**TASK TO CARRY OUT:** Leave out the pictures and retype only the lines from the opening line to the line that holds "import plotly.graph_objects as go", both ends included.

**MATERIAL PROVIDED:**
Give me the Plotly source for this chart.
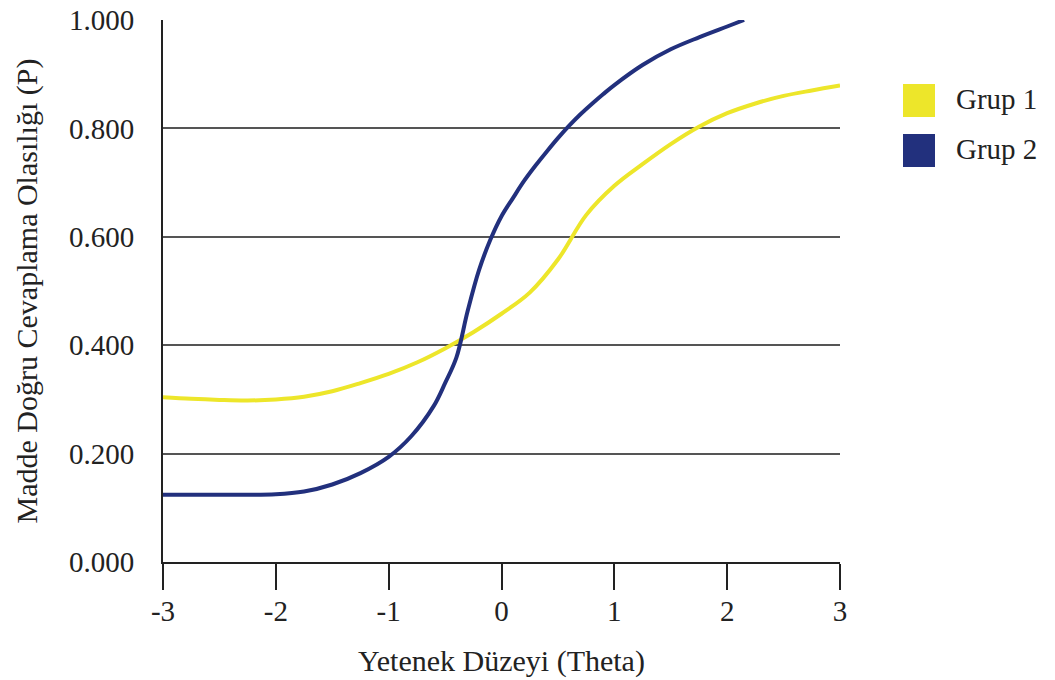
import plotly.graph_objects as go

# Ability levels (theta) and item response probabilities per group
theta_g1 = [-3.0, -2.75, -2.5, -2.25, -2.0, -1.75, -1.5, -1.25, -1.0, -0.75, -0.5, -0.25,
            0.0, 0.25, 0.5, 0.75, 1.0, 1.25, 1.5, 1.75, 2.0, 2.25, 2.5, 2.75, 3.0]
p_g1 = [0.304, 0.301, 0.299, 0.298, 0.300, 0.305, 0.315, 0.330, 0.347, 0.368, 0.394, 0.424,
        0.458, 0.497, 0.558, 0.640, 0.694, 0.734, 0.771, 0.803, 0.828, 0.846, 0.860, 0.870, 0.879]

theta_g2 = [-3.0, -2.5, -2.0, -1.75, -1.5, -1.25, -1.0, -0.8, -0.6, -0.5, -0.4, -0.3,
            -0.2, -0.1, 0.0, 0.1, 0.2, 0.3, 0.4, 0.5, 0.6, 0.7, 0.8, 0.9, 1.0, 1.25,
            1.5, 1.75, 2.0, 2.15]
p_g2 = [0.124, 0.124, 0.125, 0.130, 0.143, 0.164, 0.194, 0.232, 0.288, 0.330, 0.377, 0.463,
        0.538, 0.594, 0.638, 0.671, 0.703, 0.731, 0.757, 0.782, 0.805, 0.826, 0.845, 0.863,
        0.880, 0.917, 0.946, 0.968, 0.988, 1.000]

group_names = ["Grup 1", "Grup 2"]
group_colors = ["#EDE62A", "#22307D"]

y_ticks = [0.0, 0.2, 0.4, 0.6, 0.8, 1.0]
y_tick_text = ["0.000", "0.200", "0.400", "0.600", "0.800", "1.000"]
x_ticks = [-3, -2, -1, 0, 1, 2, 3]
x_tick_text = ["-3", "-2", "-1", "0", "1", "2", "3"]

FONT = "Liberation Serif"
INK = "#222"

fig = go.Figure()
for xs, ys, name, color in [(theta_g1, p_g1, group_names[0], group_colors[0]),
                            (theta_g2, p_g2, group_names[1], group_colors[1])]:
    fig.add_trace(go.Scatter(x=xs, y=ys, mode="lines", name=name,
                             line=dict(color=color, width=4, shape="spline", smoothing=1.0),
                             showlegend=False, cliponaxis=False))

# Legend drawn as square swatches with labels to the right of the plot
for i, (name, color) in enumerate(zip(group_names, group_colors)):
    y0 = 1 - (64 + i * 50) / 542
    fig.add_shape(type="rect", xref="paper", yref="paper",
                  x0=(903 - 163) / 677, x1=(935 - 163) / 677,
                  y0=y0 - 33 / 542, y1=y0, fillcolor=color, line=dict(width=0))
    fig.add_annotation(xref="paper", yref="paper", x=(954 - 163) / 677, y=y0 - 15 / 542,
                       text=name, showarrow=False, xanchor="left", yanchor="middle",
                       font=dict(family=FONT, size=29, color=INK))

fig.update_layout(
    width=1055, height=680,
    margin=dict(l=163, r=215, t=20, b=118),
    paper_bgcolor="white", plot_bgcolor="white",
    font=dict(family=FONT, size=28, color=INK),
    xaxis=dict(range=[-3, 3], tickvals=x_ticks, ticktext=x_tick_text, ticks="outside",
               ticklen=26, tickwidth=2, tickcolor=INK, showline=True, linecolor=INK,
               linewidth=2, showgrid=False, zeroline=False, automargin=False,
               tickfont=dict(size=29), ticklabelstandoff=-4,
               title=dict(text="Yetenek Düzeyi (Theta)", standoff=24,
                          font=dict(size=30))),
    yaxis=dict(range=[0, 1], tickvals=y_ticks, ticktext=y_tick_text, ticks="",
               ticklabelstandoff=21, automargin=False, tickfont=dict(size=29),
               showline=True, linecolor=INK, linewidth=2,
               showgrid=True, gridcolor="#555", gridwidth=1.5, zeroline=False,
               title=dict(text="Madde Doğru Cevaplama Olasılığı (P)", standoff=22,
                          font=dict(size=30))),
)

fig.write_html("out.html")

**WRITTEN SOLUTION:**
Give me the Plotly source for this chart.
import plotly.graph_objects as go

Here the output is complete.